TASK BRIEF
Starting at the first line of the listing below, repeat each line exactly until the line containing "import pandas as pd", which you include. Leave out pictures.
━━━━━━━━━━━━━━━━━━━━━━━━━━━━━━
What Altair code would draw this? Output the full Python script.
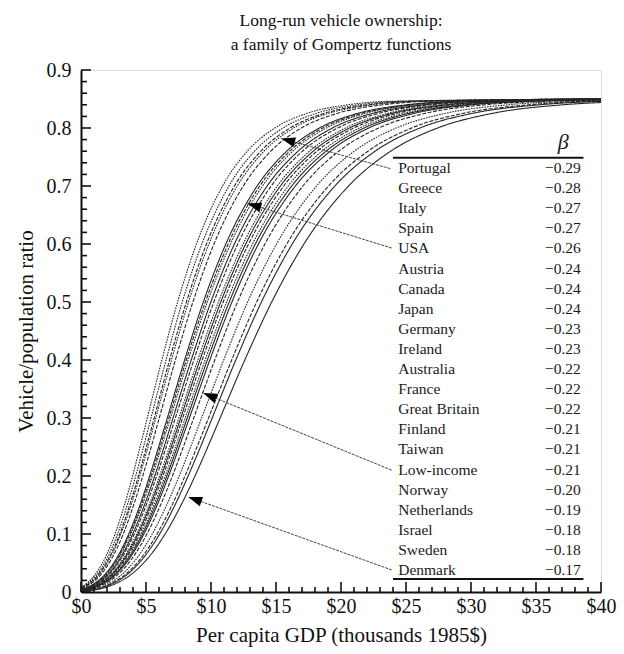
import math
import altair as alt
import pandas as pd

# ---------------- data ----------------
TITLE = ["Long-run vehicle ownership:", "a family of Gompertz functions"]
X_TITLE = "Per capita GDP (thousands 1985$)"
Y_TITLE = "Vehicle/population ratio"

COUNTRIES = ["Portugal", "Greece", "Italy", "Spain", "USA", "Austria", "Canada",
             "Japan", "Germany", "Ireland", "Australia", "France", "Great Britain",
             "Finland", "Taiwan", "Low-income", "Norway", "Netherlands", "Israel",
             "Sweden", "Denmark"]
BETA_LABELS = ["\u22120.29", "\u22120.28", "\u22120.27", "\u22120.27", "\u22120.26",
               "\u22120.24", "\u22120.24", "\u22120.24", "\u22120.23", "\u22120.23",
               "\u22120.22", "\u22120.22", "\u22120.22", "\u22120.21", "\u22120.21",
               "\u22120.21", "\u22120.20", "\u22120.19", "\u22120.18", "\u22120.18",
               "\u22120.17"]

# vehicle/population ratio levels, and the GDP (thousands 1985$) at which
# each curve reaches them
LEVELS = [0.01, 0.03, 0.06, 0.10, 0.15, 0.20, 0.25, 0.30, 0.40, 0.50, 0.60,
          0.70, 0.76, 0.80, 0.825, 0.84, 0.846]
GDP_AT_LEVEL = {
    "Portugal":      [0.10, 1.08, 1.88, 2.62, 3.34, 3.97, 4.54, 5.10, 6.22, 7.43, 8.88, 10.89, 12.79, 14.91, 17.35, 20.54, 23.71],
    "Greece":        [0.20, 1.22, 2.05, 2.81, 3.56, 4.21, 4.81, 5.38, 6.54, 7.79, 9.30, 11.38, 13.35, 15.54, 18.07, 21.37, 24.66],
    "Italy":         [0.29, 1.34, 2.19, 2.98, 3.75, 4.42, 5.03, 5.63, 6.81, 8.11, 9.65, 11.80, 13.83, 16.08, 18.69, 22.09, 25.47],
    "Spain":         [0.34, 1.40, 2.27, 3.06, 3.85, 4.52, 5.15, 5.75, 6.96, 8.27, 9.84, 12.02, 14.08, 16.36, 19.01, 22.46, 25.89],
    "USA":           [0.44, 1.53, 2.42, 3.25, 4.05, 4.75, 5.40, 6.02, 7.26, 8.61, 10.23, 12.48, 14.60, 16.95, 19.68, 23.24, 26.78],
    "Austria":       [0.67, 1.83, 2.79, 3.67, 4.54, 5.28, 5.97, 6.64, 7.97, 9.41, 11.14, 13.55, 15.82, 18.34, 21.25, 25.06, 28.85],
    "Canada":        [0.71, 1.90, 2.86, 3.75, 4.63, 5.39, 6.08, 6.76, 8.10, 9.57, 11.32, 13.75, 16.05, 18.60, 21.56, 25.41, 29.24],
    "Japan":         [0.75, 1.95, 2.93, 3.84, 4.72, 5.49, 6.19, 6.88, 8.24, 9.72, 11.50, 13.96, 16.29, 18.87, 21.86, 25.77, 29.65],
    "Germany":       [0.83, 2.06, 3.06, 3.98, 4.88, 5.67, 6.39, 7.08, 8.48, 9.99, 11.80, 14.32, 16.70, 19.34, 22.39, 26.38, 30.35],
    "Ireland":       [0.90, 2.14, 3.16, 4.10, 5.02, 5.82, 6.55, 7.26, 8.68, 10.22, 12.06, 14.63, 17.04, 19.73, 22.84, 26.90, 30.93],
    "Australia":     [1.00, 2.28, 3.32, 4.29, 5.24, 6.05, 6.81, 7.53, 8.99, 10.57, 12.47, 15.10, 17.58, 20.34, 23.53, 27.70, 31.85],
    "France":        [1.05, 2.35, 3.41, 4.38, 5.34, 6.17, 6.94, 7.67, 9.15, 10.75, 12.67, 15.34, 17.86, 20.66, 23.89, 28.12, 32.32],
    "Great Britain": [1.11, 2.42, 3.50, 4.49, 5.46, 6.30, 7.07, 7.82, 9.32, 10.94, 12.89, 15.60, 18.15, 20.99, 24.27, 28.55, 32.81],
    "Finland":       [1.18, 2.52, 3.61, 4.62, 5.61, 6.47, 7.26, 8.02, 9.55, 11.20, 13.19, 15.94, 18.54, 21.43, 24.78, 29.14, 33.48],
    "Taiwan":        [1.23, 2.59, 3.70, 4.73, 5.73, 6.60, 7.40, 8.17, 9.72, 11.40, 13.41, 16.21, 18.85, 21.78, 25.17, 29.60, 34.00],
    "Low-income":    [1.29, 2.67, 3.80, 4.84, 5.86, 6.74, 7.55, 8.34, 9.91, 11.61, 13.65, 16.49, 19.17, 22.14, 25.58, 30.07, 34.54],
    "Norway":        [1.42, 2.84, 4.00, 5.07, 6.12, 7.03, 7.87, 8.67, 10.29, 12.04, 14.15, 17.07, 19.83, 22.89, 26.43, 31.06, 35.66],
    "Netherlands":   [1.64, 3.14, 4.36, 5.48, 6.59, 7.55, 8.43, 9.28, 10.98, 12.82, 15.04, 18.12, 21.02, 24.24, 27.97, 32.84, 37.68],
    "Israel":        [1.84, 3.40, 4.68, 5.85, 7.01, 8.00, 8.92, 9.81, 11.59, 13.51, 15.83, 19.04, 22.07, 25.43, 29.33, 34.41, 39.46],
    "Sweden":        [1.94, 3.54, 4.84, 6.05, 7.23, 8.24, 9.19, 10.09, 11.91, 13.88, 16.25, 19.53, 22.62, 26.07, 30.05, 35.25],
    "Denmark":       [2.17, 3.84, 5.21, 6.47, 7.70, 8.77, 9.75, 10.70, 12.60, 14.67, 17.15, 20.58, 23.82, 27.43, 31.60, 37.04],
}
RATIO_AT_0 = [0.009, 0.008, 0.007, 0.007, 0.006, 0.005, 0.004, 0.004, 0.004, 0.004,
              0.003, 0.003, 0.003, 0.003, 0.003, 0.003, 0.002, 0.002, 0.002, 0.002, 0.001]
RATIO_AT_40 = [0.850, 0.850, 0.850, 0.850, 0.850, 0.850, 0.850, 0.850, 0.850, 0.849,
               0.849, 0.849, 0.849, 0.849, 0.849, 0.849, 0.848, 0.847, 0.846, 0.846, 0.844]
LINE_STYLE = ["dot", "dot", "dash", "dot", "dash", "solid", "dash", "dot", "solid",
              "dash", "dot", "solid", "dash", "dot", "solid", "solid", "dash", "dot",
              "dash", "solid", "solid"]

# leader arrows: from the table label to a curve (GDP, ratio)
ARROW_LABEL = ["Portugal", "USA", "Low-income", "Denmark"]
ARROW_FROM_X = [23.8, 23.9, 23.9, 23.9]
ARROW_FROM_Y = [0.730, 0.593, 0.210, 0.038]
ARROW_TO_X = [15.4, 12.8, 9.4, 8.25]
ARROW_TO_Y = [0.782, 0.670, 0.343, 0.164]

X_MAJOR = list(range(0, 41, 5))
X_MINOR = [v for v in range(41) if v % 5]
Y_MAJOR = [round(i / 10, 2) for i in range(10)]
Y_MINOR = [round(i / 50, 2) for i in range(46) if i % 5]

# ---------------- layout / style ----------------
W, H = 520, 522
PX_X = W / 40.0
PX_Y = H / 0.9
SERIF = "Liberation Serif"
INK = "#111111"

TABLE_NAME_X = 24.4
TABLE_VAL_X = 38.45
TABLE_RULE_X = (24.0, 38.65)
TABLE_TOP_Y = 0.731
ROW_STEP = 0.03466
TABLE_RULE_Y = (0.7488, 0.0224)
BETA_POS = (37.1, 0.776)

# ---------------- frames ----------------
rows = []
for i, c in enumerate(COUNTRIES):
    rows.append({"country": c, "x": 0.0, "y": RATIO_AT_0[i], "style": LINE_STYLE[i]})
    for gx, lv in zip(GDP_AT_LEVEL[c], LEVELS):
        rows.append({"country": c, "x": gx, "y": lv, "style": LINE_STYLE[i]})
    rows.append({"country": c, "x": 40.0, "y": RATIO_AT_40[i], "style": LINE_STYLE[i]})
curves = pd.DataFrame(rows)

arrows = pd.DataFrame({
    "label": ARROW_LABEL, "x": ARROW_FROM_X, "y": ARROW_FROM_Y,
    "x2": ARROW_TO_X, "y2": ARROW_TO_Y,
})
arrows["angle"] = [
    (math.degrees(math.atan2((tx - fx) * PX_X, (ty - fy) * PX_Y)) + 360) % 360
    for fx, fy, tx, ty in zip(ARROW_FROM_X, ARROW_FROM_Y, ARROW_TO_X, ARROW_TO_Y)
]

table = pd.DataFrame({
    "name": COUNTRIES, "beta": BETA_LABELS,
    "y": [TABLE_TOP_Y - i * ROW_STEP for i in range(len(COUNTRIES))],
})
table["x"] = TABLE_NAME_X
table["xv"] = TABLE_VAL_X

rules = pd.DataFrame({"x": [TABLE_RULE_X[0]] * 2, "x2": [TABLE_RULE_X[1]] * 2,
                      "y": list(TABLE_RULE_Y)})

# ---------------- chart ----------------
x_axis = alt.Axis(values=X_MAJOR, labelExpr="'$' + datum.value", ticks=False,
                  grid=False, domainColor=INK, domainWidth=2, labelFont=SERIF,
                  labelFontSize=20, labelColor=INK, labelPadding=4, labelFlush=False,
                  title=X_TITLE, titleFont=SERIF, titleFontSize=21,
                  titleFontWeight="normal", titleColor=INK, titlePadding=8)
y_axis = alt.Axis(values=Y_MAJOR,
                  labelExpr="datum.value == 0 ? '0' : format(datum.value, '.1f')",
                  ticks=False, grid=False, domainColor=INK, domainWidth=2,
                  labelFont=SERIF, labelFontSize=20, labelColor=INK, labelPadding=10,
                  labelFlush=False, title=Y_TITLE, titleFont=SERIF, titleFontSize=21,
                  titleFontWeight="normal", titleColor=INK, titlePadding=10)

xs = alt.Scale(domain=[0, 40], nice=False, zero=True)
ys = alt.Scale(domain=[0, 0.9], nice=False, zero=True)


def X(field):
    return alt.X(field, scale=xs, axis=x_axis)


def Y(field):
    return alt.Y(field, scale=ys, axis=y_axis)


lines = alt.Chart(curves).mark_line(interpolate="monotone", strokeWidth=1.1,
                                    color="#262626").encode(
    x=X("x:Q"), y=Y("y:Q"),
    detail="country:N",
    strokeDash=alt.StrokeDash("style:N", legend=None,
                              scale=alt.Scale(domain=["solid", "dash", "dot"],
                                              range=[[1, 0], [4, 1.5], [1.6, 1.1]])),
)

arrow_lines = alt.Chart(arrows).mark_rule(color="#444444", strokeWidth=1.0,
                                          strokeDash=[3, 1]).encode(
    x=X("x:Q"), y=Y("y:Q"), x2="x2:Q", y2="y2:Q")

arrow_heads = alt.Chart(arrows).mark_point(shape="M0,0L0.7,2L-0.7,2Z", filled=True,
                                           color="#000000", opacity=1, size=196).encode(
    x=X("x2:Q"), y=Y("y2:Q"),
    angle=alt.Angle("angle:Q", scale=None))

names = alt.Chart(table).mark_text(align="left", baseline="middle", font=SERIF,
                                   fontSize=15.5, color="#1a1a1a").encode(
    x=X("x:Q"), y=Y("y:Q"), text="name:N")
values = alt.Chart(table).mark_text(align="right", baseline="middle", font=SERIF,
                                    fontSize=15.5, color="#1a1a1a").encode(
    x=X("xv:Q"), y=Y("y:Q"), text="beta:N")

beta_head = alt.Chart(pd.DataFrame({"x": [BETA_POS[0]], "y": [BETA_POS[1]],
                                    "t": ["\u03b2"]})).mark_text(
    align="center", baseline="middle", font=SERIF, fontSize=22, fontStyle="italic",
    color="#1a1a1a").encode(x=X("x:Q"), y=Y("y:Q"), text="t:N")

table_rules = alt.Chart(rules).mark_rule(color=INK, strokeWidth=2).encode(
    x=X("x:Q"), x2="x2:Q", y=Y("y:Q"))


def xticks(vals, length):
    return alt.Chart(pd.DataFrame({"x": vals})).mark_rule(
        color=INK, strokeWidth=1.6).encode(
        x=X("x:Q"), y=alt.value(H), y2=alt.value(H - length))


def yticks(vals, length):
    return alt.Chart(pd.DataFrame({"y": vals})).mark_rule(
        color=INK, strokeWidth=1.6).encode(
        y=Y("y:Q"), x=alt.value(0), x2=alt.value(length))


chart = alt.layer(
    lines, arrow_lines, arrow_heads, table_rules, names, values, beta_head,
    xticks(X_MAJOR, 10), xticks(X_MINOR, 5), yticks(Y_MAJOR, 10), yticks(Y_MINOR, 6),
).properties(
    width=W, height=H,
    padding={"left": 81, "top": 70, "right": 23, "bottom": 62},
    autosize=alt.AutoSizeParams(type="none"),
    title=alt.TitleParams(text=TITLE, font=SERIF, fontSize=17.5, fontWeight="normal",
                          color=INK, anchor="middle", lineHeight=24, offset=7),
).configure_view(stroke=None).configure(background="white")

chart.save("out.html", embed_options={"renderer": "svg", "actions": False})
━━━━━━━━━━━━━━━━━━━━━━━━━━━━━━
RESULT OF THIS EXERCISE
What Altair code would draw this? Output the full Python script.
import math
import altair as alt
import pandas as pd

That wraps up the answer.